The accused is your typical, undereducated macho male of limited power -- a guy by the name of Raymond Clark. Details surrounding motive are being scrutinized because of comments made by New Haven Police Chief James Lewis:
“I think it’s important to note this is not about urban crime, not about university crime, not about domestic crime — but an issue of workplace violence, which is becoming a growing concern around the country.”Well, there you go, Yale community. No need to worry about a mad man on the loose, a scary bogeyman, lurking in dark corners or stairwells -- this was simply an *isolated* incidence of "workplace violence." Chief Lewis felt it necessary to announce to the media that he had thoroughly ruled out all other possible motives to keep his investigation from getting too messy and/or political. Why is that?? So he won't have to find out if that Clark guy's obsession over mice cages was a badly disguised character flaw that led to (allegedly) murdering someone who refused to give him the time of day?

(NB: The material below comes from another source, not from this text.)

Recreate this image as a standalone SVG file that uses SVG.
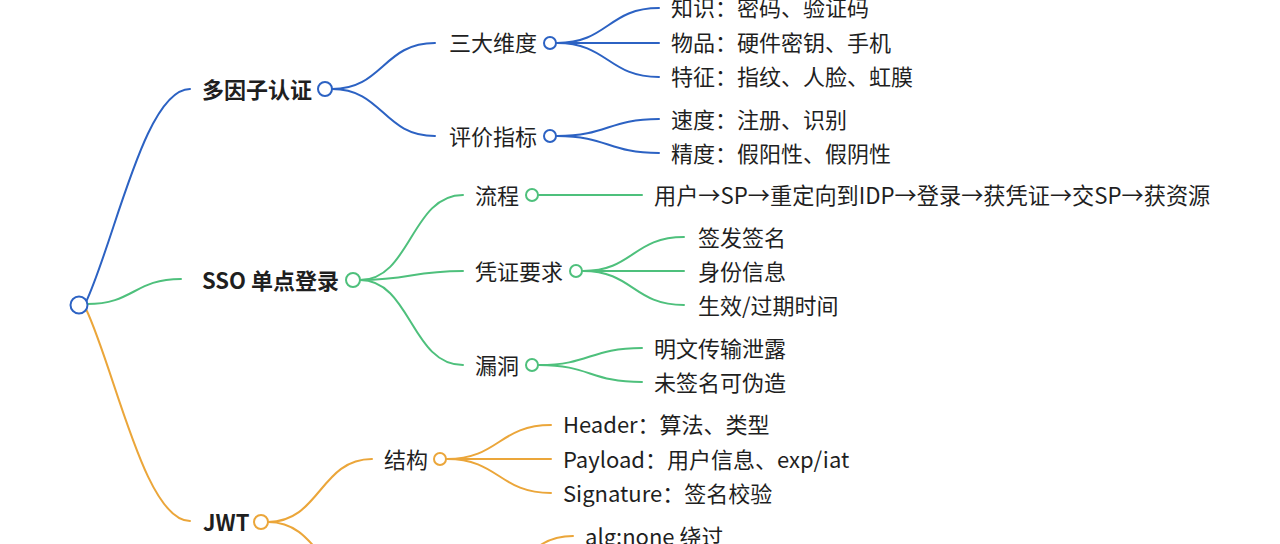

The chief shouldn't dismiss evidence before collecting it. I have friends in law enforcement and understand that they really don't like it when the public draws conclusions about a case before they have a chance to investigate it. So what's the difference here? Raymond Clark is a psychopath that looked for opportunities to denigrate women. It's why he made the mice cages his "personal fiefdom" and laid a trap for Annie Le.
Violence against women happens in the home, in public, on TV, in the movies and anywhere the recalcitrant male ego exists, which means it is more than likely it will happen at work, too.
She probably just ignored the weirdo as much as she possibly could, and it finally set him off. It's not like she emasculated him by taunting him and calling him Beaker or Willard, like I would have. Annie Le just wanted to do her work, get married, and not think about the loser in the lab.
She deserves justice and the first step is acknowledging this case as one of violence against women.